Being invited by US Equestrian to contribute to the newsletter and educate the eventing public about horse ownership was a bit of a surprise and I privately questioned what I might be able to offer. What I know for certain is that eventing has been a fantastic experience for myself and my family. Being an owner for Jenny has been magical. Behind the scenes access at the big shows, attending the USEF Development Training Session in Ocala, Fla. and knowing that we’re a small part of the big wheel that makes up U.S. Eventing is inspiring.
I want to take this opportunity to encourage eventing fans to find a way to support U.S. Eventing. Horse ownership is a great way to show your support, but you don’t need to own an entire horse. There are horse owner syndicates available which give you all the owner benefits for a much smaller investment amount. You’ll be supporting your favorite athlete and helping them obtain the best horses for their program and contributing to the improvement of the U.S. Eventing Program on the world stage.
The biggest piece of advice that I can offer when contemplating becoming an eventing horse owner would be about the athlete that you choose to develop a relationship with. That decision will be much more important than the horse you pick. The ups and downs with horse health and performance is something that is difficult to control but the bond that you develop and the support that you put behind your athlete will be something that you both benefit from. You’ll be involved with the initial contract negotiation, you’ll get regular training and schedule updates, you’ll be together when things go really well, and you’ll console each other when things don’t go as planned. Try to get to know the athlete before you make a commitment. We were fortunate to have a relationship with Jenny before our partnership, so we were able to see and admire her great work ethic and appreciate that her personality was a great fit for us.

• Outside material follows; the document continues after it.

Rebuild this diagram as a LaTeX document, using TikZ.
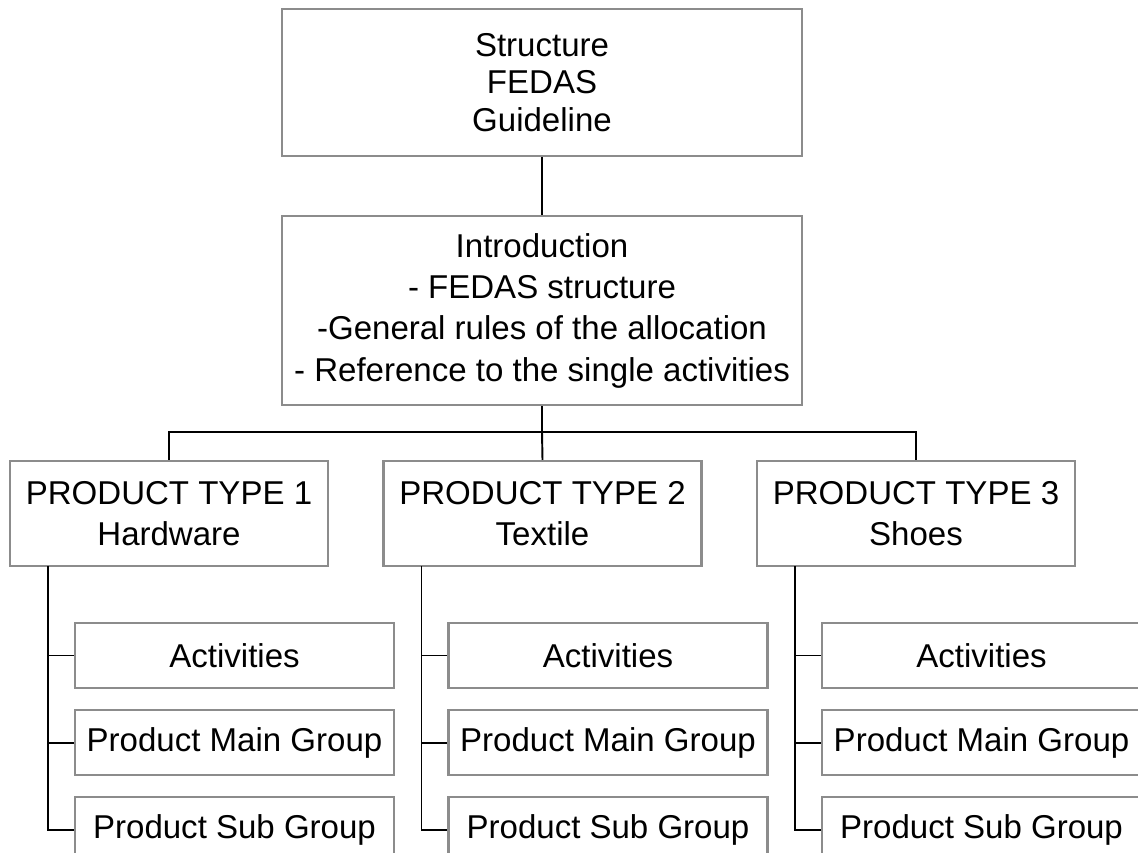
\documentclass[tikz,border=0pt]{standalone}
\usepackage{fontspec}
\setmainfont{Liberation Sans}
\usepackage{tikz}
\usetikzlibrary{positioning}
\definecolor{BoxGray}{HTML}{8C8C8C}

\begin{document}
\begin{tikzpicture}[x=0.02cm, y=-0.02cm, font=\fontsize{18.8}{23.5}\selectfont,
  box/.style={draw=BoxGray, line width=1.2pt, fill=white, align=center, inner sep=0pt},
  ptbox/.style={box, minimum width=6.36cm, minimum height=2.1cm},
  subbox/.style={box, minimum width=6.38cm, minimum height=1.3cm},
  link/.style={line width=1.1pt, black}]
  \clip (0,0) rectangle (1138,852);
  % top of the tree
  \node[box, minimum width=10.4cm, minimum height=2.94cm,
    font=\fontsize{18.8}{21.5}\selectfont] (guide) at (542,82.5)
    {Structure\\FEDAS\\Guideline};
  \node[box, minimum width=10.4cm, minimum height=3.78cm, below=1.16cm of guide] (intro)
    {Introduction\\- FEDAS structure\\-General rules of the allocation\\- Reference to the single activities};
  \coordinate (split) at (542,432);
  \draw[link] (guide) -- (intro);
  % product types with their levels
  \foreach \i/\cx/\kind in {1/169/Hardware, 2/542.5/Textile, 3/916/Shoes} {
    \node[ptbox] (pt\i) at (\cx,513.5) {PRODUCT TYPE \i\\\kind};
    \node[subbox] (act\i) at (\cx+65.5,655.5) {Activities};
    \node[subbox, below=0.4cm of act\i] (main\i) {Product Main Group};
    \node[subbox, below=0.4cm of main\i] (subg\i) {Product Sub Group};
    \coordinate (trunk\i) at (\cx-121,566);
    \draw[link] (trunk\i) |- (subg\i.west);
    \draw[link] (trunk\i |- act\i.west) -- (act\i.west);
    \draw[link] (trunk\i |- main\i.west) -- (main\i.west);
  }
  \draw[link] (intro.south) -- (split);
  \draw[link] (pt1.north) |- (split) -| (pt3.north);
  \draw[link] (split) -- (pt2.north);
\end{tikzpicture}
\end{document}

We’re once again at a special place in U.S. Eventing with so many talented athletes and quality horses in our upper-level program, it’s a great time to take the step to horse ownership. We’ve recently placed Team second and individual first at the prestigious CHIO 4*-S Aachen, dramatically secured silver at the 2022 FEI Eventing World Championship in Pratoni, Italy, and we’re heading into 2023 Land Rover Kentucky Three-Day Event poised to put an American at the top of the podium for the first time in fifteen years. I’m proud to be doing a small part for U.S. Eventing and I hope that you’ll be inspired to pick an athlete, pick a horse and go eventing!